Direction ::
Set down word for word each line from the start of the listing through the line that contains "const startQuarter = 2;", both included.

Supplied material ::
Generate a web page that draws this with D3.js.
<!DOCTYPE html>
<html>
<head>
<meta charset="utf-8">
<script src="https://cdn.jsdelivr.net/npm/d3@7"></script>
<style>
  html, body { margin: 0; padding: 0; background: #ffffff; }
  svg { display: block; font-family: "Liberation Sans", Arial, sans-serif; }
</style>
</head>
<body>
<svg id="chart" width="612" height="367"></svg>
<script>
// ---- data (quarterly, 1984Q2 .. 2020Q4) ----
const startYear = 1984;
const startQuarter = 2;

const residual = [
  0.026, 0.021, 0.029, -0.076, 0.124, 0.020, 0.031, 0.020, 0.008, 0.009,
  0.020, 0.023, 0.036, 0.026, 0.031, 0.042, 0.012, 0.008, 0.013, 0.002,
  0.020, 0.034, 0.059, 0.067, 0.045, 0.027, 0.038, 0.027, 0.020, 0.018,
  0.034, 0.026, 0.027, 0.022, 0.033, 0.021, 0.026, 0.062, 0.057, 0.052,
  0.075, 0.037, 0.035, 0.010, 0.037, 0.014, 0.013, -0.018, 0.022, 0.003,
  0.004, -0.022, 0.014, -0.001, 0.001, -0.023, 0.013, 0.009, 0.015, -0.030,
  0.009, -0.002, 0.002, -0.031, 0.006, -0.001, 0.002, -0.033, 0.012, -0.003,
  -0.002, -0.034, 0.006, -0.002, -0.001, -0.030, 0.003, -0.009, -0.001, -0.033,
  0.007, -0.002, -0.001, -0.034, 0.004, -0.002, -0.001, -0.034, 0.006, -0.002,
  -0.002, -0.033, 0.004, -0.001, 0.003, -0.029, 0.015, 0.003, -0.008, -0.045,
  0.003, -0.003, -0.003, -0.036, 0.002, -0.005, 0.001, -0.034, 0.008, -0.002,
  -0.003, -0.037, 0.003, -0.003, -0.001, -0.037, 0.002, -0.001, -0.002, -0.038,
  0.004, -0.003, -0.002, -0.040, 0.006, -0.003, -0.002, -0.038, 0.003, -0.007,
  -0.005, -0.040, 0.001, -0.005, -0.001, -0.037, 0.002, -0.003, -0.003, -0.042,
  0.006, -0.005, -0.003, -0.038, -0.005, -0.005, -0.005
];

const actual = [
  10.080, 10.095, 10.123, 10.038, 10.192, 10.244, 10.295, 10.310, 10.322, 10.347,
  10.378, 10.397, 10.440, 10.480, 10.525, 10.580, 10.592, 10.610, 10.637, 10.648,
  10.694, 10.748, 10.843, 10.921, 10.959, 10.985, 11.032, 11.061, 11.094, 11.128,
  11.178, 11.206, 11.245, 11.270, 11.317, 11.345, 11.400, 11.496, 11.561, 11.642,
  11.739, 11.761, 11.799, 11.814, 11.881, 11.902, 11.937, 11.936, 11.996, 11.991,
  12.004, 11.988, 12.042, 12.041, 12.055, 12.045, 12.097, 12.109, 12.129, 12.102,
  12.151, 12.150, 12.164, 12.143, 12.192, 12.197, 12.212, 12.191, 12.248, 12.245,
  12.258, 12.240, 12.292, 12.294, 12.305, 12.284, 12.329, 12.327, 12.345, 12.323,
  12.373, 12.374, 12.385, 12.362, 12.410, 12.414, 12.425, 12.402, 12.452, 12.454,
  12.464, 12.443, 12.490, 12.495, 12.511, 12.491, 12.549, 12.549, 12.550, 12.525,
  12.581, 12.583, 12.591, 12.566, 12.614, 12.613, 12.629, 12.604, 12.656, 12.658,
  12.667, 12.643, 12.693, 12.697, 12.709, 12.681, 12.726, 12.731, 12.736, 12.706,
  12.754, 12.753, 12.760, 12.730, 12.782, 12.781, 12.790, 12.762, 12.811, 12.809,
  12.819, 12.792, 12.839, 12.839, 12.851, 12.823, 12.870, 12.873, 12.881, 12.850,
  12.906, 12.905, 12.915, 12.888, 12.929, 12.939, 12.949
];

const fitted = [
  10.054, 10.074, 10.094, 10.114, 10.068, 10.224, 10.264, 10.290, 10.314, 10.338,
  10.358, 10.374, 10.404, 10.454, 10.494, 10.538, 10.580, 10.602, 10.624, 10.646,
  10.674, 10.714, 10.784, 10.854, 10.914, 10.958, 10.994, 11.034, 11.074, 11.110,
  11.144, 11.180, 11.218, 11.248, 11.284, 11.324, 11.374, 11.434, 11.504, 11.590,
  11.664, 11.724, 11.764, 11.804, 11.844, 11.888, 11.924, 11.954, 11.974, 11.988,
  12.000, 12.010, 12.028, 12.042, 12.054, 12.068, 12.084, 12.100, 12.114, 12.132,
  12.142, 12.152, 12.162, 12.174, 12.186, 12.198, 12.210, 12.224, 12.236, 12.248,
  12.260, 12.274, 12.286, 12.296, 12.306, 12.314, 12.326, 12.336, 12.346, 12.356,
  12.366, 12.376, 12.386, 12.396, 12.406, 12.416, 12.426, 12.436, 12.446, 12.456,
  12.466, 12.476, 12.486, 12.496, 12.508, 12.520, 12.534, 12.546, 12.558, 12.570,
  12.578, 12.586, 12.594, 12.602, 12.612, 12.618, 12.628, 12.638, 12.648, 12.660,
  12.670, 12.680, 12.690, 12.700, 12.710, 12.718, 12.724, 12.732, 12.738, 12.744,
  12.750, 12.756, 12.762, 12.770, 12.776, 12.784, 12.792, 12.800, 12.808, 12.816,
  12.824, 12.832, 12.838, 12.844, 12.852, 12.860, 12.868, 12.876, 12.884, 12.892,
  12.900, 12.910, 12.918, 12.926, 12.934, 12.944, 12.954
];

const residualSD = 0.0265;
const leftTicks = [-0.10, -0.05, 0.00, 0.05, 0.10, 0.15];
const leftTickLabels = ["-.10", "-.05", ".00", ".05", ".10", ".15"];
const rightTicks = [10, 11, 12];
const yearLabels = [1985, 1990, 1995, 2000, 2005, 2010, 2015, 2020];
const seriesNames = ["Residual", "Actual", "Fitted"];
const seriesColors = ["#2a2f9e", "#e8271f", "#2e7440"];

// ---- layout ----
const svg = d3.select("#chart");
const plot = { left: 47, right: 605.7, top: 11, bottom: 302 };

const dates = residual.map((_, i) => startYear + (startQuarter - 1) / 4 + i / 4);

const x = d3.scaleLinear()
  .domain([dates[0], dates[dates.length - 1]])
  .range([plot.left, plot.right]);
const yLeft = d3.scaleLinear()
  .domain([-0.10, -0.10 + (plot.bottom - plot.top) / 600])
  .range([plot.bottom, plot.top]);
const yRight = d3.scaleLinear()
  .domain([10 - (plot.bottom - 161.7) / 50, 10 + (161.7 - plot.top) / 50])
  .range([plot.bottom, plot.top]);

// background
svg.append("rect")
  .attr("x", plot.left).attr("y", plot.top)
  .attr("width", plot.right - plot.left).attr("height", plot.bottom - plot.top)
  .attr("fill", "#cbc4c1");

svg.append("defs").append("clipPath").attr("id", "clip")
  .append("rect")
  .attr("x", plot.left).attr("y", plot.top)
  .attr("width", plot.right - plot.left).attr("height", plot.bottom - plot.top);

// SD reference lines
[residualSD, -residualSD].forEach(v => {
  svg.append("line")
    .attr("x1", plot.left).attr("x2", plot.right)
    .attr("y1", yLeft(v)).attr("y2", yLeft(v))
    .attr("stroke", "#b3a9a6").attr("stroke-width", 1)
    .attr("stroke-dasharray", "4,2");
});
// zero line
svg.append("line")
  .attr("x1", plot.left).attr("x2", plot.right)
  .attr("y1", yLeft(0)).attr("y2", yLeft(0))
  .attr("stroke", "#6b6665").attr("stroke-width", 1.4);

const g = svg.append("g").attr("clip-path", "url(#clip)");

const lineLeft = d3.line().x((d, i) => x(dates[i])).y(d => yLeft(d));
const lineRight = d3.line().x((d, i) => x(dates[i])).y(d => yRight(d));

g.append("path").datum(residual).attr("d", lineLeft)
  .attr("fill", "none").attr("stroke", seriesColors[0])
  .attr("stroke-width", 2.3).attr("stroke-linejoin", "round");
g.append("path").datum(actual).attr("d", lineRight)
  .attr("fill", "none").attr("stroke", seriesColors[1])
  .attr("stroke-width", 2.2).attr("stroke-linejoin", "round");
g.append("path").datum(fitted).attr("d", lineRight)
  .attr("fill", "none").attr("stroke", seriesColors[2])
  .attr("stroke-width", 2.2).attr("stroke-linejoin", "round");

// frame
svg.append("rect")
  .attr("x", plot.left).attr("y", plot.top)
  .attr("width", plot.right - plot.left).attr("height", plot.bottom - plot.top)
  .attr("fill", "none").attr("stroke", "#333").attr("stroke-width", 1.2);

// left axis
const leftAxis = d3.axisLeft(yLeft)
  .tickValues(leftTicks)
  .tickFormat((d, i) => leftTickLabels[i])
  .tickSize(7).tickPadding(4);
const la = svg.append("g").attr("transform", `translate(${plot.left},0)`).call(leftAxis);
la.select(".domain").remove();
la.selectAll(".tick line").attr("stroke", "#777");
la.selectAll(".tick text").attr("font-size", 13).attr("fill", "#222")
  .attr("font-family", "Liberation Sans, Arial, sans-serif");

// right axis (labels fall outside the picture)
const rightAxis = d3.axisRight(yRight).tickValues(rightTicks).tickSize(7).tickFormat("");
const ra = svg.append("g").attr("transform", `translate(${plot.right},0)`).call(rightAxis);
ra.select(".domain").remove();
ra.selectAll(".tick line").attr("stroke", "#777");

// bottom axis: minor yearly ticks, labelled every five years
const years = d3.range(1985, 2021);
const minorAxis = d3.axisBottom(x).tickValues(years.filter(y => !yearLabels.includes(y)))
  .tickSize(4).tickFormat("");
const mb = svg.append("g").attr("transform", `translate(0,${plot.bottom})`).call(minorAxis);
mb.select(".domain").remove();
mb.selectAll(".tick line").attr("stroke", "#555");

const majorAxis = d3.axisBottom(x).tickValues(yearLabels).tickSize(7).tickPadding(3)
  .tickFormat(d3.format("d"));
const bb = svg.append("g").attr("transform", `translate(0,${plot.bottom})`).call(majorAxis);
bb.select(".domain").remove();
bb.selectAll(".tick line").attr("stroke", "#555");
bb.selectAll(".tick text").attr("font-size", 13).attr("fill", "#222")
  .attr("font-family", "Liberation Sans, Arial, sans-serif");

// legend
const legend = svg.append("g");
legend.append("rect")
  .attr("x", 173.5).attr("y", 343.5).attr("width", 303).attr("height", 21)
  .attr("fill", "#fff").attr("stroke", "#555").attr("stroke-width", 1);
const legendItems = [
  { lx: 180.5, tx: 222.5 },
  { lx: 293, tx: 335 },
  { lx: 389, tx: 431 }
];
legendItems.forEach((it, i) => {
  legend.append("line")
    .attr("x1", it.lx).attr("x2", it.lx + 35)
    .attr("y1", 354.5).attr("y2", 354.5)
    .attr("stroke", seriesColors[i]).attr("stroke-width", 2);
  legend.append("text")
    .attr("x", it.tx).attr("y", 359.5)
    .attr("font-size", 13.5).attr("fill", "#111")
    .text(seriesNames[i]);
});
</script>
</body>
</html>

Solution below ::
Generate a web page that draws this with D3.js.
<!DOCTYPE html>
<html>
<head>
<meta charset="utf-8">
<script src="https://cdn.jsdelivr.net/npm/d3@7"></script>
<style>
  html, body { margin: 0; padding: 0; background: #ffffff; }
  svg { display: block; font-family: "Liberation Sans", Arial, sans-serif; }
</style>
</head>
<body>
<svg id="chart" width="612" height="367"></svg>
<script>
// ---- data (quarterly, 1984Q2 .. 2020Q4) ----
const startYear = 1984;
const startQuarter = 2;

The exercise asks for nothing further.